The exercise: In the data below, locate the line containing "Recreate this image" and the line containing "import pandas as pd", then retype both and everything between them exactly. Pictures are not part of the copy.

--*--

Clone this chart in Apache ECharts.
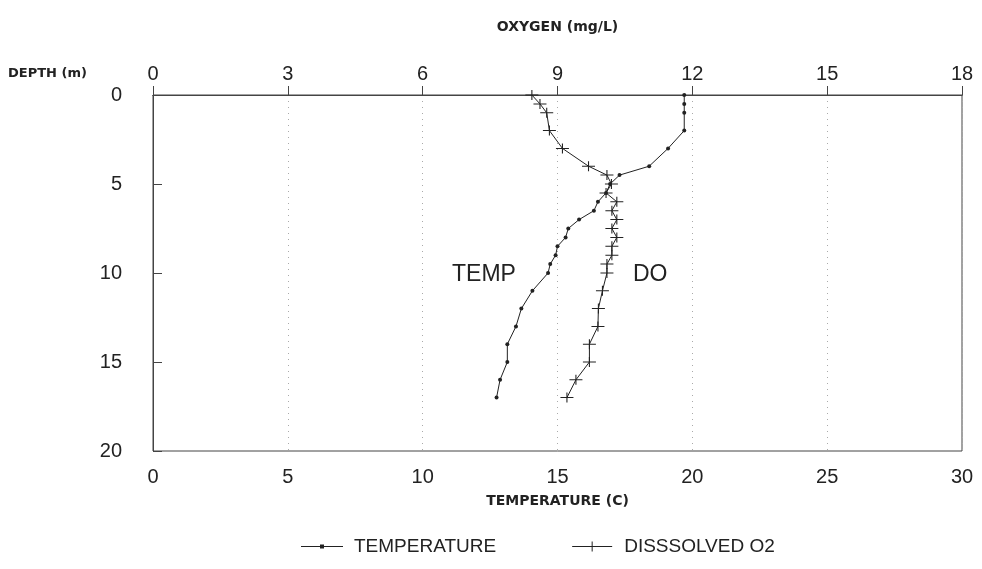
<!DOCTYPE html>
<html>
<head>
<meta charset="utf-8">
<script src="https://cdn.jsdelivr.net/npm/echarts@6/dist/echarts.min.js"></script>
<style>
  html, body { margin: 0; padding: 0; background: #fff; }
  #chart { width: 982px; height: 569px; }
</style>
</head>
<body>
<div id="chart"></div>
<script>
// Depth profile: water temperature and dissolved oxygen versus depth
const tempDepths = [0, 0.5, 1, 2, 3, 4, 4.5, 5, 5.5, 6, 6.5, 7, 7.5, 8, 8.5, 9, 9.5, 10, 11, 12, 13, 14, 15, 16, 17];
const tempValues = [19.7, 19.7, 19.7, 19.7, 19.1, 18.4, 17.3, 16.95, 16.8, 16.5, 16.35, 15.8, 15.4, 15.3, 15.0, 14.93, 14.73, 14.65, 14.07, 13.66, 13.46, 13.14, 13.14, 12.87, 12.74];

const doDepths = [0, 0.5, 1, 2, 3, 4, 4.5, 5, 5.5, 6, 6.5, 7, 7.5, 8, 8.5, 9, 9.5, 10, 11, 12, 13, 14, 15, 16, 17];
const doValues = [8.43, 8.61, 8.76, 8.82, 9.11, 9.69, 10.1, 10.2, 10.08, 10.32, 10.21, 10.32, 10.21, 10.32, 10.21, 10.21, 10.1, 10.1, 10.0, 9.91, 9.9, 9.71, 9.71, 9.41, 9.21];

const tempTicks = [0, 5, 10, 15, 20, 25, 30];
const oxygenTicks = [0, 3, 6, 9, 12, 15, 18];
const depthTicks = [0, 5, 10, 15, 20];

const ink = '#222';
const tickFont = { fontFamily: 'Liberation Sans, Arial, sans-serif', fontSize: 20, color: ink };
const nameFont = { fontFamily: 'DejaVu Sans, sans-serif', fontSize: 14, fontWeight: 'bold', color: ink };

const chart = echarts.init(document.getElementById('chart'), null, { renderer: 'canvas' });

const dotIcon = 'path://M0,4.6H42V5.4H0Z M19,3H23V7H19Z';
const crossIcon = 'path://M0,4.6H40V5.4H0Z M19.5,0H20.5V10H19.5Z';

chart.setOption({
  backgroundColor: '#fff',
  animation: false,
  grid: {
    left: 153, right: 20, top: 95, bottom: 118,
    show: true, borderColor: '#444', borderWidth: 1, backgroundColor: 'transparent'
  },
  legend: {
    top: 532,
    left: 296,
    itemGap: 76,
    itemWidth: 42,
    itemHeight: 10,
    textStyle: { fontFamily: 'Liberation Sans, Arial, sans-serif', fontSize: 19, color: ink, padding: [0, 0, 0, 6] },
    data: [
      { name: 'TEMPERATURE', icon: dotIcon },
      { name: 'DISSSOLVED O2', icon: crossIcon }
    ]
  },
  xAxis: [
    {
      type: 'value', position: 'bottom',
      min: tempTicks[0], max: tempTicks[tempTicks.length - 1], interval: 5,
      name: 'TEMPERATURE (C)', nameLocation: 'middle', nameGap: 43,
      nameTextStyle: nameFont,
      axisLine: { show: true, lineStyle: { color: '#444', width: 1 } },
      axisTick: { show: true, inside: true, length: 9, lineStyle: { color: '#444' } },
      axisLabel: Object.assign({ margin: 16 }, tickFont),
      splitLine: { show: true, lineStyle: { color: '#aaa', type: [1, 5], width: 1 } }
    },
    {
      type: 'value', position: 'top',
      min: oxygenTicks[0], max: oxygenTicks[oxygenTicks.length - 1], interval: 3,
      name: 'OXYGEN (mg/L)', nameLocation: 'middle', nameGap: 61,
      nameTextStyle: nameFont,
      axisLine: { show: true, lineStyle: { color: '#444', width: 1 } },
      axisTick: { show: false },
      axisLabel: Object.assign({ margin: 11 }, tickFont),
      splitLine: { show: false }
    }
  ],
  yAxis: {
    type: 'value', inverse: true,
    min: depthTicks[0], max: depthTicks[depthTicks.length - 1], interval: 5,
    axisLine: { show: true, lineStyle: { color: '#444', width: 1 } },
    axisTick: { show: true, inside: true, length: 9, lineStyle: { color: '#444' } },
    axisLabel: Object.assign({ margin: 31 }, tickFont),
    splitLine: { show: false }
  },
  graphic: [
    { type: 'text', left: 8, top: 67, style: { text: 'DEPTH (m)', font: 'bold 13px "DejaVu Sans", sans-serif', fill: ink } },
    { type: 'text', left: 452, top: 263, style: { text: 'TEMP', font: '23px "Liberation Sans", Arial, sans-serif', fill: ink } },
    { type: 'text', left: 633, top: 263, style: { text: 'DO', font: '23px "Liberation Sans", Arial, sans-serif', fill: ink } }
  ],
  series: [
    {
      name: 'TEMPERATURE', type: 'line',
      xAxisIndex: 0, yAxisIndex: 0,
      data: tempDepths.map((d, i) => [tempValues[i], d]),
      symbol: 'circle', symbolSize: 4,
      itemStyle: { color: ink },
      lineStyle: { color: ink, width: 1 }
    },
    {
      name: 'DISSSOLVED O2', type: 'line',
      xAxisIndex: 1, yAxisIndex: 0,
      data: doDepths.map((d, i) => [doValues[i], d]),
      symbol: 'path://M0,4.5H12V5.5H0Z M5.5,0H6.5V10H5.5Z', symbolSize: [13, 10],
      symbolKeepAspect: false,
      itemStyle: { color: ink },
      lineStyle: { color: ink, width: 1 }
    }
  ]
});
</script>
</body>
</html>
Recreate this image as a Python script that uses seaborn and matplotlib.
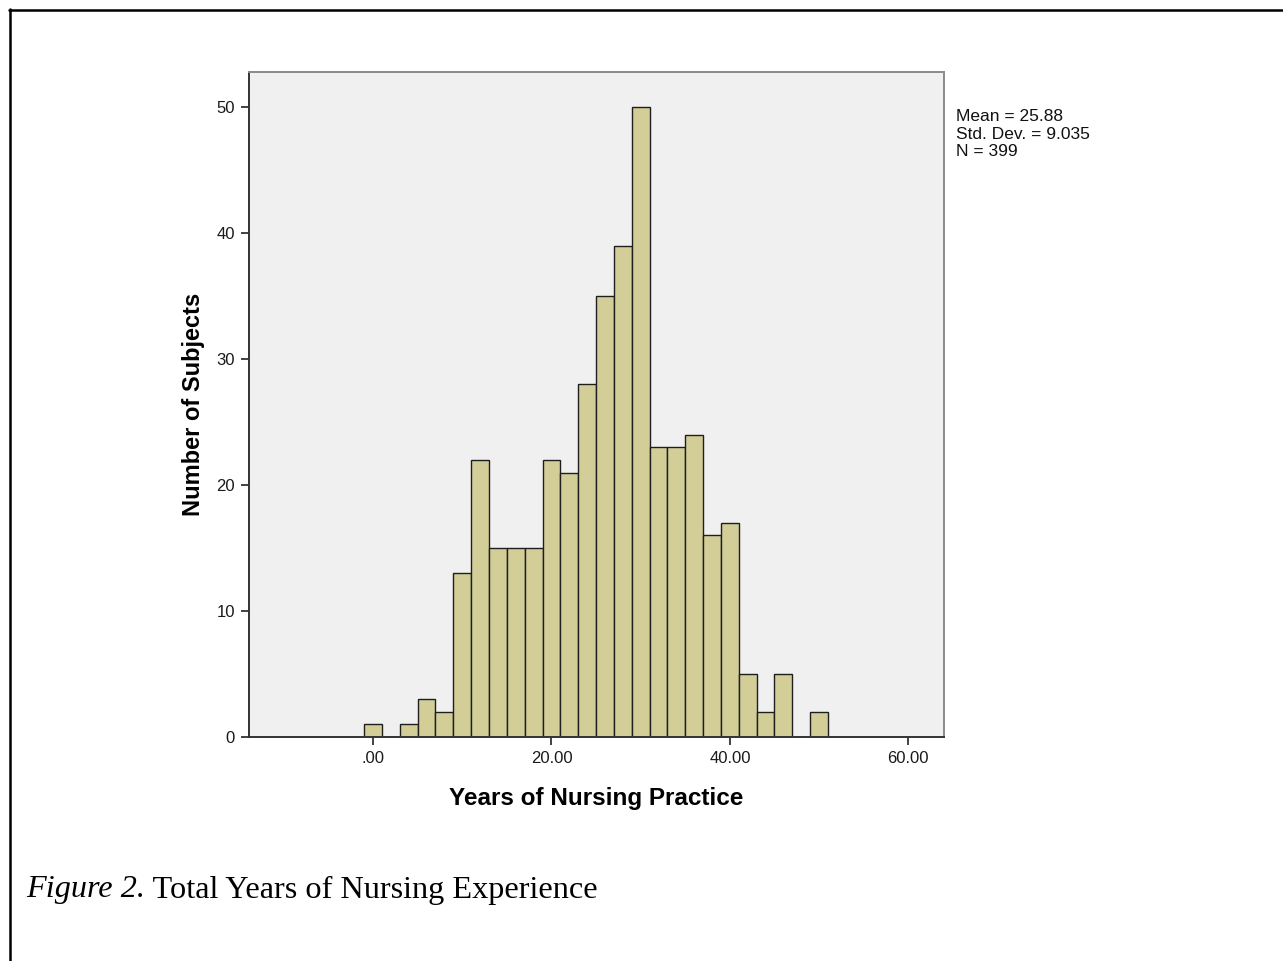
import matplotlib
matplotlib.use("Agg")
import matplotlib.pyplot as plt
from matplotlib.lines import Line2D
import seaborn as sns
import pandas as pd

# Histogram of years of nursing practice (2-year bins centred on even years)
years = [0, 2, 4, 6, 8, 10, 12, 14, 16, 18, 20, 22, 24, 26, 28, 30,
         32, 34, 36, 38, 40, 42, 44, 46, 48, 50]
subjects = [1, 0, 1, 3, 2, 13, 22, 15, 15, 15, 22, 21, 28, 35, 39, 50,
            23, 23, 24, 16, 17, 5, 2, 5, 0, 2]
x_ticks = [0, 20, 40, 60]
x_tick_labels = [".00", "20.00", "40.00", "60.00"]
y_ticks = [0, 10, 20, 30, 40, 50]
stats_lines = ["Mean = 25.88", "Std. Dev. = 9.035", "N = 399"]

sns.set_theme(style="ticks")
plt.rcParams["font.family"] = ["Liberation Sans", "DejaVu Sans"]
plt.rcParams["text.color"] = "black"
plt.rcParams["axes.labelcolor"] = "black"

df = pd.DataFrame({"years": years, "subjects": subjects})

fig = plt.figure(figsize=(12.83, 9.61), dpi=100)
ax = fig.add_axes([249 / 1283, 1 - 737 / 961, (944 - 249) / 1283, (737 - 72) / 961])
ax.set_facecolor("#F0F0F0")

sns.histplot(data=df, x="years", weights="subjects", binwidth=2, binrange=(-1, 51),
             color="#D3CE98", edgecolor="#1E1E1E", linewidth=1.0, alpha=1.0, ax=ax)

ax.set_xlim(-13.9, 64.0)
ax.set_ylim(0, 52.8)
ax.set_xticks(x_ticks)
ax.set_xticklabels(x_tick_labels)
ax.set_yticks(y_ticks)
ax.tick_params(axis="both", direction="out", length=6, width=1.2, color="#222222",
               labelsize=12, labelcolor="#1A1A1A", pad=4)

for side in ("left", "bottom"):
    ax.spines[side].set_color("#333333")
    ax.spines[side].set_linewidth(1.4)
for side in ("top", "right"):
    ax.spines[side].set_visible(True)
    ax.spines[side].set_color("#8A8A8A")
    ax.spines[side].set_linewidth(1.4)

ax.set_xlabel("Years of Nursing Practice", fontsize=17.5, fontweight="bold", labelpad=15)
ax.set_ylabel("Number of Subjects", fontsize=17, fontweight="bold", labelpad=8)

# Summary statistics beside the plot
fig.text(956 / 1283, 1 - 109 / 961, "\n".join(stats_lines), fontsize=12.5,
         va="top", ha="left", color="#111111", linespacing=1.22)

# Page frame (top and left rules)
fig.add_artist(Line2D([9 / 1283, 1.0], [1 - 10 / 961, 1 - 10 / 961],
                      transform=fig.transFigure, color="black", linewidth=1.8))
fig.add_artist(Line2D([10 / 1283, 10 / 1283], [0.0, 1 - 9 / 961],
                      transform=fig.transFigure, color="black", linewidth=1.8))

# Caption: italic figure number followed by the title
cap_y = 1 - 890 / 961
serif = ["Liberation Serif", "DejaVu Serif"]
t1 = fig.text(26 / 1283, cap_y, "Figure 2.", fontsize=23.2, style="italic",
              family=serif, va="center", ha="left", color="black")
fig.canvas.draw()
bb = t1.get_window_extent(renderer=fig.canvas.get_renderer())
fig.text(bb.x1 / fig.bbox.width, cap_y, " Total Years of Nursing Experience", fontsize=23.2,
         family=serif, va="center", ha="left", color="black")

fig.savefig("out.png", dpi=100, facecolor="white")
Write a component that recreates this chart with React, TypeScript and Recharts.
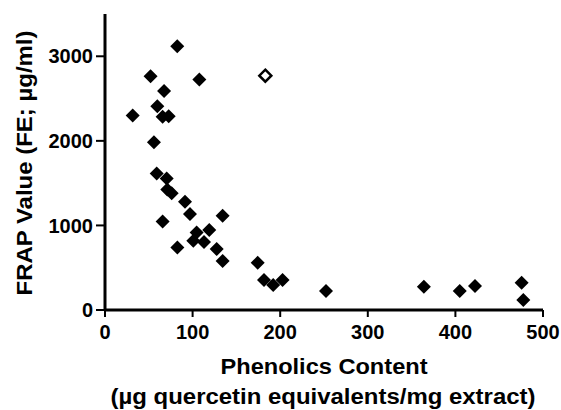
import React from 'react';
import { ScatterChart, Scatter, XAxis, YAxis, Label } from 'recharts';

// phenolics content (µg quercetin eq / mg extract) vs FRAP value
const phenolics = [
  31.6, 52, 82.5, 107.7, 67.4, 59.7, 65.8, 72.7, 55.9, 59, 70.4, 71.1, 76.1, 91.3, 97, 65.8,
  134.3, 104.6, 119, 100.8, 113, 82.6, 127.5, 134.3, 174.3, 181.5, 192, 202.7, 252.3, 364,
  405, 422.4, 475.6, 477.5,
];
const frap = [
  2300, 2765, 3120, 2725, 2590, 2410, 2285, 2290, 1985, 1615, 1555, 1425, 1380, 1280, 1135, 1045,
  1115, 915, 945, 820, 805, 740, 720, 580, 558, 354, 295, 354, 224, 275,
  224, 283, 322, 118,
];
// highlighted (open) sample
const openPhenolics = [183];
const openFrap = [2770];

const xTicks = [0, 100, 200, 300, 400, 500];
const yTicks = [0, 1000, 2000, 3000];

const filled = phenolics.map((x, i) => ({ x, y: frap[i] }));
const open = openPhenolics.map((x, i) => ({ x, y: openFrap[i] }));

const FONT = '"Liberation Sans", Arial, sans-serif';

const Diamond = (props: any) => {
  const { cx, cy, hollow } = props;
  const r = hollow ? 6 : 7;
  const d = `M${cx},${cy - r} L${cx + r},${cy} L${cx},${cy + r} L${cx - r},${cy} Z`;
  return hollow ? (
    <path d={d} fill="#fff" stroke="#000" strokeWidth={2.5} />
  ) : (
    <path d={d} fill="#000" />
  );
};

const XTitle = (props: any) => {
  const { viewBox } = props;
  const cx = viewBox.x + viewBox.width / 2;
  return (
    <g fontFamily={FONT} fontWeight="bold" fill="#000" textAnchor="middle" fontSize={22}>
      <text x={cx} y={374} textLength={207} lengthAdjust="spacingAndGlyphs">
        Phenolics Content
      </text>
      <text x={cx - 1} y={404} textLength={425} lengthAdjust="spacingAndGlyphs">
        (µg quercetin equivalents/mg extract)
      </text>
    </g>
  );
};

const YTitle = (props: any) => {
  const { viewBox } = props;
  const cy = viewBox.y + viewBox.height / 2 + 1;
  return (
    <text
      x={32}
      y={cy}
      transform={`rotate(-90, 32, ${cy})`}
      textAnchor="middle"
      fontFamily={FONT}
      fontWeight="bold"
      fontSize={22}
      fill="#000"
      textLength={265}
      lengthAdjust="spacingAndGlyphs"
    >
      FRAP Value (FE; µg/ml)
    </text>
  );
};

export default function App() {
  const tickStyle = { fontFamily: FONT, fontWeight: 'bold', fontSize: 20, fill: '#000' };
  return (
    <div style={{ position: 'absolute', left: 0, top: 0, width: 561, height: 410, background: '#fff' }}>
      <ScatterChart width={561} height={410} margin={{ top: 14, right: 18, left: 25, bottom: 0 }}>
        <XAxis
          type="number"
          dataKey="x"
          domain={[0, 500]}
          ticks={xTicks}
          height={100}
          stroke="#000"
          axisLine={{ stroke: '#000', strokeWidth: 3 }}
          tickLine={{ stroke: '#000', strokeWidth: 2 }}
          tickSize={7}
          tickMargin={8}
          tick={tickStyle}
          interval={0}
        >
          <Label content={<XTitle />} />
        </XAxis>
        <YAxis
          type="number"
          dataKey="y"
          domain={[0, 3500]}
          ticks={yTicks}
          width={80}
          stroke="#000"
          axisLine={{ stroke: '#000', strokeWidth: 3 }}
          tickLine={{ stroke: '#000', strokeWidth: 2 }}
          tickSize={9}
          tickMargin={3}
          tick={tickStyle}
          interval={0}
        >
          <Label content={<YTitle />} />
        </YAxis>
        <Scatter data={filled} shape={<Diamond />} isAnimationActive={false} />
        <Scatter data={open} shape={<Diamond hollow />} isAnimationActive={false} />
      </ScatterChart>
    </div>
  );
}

--*--

Full answer:
Recreate this image as a Python script that uses seaborn and matplotlib.
import matplotlib
matplotlib.use("Agg")
import matplotlib.pyplot as plt
from matplotlib.lines import Line2D
import seaborn as sns
import pandas as pd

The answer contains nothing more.